» THE PROBLEM: Lines holding the string "this" are the ones to copy; find them all in the data.

» MATERIAL SHOWN:
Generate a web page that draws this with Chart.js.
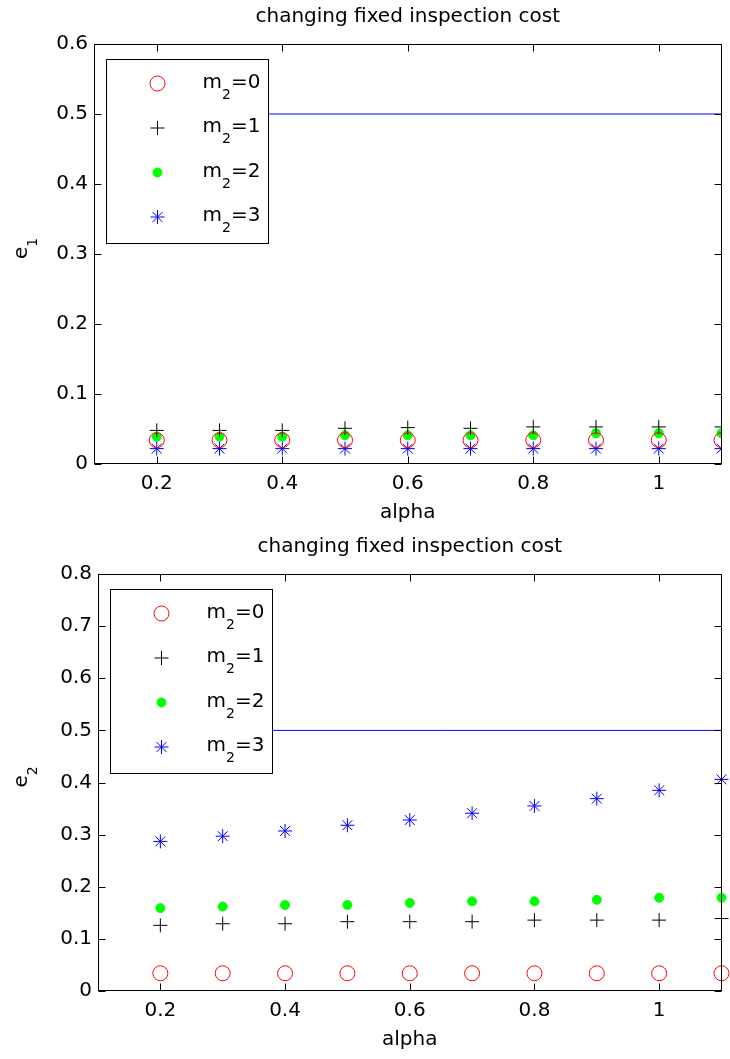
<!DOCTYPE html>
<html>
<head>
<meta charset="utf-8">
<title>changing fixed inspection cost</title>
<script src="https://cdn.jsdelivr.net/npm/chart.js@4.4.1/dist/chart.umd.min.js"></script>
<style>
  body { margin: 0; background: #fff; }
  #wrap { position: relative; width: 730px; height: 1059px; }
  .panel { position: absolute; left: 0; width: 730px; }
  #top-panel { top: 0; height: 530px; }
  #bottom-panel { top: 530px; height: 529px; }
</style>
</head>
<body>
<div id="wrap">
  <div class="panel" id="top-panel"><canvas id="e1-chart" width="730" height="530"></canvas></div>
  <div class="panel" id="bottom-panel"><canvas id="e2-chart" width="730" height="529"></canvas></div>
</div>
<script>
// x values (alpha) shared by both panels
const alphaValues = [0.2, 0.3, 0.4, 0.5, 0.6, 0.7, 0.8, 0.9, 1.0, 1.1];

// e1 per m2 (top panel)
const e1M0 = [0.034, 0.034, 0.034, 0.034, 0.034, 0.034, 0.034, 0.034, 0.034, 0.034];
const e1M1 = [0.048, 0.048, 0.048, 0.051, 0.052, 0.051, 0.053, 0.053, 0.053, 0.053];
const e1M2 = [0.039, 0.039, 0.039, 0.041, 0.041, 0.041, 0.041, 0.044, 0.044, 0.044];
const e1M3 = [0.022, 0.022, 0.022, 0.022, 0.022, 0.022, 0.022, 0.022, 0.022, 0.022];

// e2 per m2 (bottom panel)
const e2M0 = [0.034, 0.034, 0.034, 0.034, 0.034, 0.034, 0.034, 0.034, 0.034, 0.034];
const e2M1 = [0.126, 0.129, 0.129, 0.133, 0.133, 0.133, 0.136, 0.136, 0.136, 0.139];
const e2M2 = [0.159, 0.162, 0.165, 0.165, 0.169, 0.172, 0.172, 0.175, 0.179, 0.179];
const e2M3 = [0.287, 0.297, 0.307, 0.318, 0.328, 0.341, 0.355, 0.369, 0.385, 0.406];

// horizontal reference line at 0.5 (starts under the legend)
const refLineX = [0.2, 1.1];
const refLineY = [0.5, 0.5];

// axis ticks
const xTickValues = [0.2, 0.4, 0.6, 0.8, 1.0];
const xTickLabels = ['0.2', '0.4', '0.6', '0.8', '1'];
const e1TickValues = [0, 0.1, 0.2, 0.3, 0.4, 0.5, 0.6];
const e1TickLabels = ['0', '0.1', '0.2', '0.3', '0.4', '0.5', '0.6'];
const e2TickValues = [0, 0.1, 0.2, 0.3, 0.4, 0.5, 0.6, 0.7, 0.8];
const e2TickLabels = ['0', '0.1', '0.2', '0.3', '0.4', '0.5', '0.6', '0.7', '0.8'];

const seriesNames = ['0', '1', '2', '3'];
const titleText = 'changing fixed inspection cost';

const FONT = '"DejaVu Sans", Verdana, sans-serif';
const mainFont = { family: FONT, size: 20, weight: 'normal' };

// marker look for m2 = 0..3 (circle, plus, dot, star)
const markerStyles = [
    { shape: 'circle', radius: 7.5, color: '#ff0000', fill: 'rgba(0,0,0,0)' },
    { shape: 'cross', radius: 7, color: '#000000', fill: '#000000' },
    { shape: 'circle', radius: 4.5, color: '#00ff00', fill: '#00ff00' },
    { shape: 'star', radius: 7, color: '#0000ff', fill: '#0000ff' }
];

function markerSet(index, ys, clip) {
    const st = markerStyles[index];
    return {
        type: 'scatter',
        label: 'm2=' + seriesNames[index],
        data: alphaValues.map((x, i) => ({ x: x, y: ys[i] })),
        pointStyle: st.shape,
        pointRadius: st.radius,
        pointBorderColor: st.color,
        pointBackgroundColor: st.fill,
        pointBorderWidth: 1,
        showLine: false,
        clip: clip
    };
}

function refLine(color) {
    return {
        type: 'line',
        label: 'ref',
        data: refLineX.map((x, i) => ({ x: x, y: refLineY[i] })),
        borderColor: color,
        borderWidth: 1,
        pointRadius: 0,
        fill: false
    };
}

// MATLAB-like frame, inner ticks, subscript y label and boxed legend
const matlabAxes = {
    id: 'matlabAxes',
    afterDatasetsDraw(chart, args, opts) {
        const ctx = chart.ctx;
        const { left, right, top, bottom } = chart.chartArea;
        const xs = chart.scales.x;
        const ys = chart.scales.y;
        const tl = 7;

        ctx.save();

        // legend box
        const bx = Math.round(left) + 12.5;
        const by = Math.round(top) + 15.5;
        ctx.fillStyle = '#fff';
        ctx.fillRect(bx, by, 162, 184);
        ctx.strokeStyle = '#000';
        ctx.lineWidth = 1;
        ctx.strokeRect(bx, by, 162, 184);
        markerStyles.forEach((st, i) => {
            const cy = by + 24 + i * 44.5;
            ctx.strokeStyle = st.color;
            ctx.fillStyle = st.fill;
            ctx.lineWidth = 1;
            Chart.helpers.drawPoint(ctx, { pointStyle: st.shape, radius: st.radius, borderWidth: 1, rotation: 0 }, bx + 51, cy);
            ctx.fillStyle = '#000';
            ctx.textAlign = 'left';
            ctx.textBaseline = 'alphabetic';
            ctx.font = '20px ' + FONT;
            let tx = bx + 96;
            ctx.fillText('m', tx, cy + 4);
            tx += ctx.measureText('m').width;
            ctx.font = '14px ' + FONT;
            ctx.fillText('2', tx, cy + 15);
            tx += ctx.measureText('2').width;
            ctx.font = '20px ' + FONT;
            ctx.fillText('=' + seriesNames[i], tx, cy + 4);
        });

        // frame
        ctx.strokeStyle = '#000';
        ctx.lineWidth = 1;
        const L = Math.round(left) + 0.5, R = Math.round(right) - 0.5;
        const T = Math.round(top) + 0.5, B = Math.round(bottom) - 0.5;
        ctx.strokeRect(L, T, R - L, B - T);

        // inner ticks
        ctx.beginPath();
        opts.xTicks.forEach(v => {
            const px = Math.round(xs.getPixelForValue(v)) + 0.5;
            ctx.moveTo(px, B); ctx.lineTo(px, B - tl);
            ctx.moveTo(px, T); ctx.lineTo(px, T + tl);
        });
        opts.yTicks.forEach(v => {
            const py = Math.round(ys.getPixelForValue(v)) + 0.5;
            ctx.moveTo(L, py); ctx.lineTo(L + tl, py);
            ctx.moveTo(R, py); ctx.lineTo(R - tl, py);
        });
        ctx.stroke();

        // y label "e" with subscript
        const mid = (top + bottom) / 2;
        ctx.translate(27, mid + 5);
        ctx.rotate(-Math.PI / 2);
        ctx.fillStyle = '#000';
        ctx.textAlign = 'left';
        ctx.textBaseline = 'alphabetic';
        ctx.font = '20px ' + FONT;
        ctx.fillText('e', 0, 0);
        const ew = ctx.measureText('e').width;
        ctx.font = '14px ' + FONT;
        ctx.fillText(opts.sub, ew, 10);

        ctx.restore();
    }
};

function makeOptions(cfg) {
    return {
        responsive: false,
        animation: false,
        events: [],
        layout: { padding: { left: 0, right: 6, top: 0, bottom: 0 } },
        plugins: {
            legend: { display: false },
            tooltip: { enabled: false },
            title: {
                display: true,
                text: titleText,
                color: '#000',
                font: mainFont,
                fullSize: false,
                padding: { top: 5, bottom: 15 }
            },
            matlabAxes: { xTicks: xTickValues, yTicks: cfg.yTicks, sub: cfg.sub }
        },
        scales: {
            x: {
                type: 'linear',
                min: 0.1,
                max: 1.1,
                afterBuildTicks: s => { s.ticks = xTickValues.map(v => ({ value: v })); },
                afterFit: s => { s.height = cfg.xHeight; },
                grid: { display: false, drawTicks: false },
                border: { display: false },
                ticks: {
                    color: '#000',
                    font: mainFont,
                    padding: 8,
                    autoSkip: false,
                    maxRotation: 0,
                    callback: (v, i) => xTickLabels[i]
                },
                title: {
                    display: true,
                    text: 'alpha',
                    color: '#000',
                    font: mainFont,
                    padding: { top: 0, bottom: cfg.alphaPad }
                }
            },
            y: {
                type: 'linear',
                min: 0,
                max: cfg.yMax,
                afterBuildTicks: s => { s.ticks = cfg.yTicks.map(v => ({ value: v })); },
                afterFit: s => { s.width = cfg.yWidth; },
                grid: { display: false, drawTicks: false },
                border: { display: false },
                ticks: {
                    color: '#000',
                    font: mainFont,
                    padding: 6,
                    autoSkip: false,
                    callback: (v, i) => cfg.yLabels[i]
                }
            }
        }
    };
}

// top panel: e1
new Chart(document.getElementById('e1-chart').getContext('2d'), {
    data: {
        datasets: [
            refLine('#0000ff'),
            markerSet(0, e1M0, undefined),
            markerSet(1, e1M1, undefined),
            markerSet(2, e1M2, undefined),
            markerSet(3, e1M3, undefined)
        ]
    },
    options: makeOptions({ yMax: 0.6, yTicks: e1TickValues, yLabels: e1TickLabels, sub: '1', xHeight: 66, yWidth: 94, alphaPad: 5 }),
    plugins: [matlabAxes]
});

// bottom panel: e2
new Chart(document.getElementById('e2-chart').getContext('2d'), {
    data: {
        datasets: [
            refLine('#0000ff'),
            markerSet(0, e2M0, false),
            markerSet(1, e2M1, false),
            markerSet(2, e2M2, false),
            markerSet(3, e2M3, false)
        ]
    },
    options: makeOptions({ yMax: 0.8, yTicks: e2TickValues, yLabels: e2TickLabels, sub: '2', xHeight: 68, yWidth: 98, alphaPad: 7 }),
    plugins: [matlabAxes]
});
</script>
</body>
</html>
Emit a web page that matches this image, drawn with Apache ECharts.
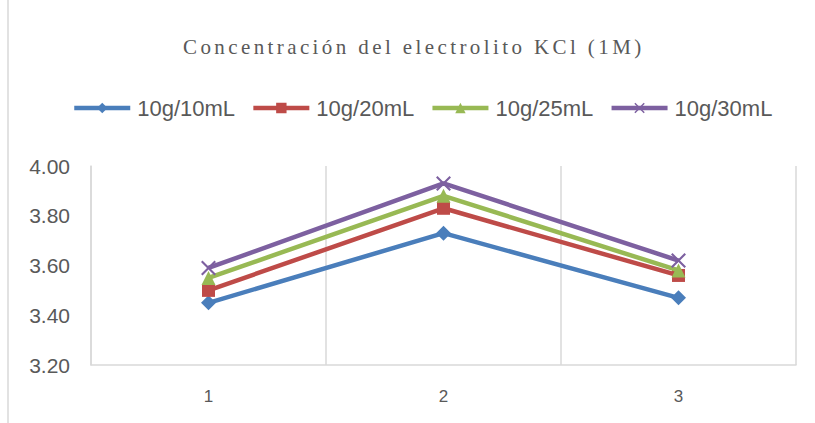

» CORRECT OUTPUT:
Generate a web page that draws this with Chart.js.
Emit a web page that matches this image, drawn with Apache ECharts.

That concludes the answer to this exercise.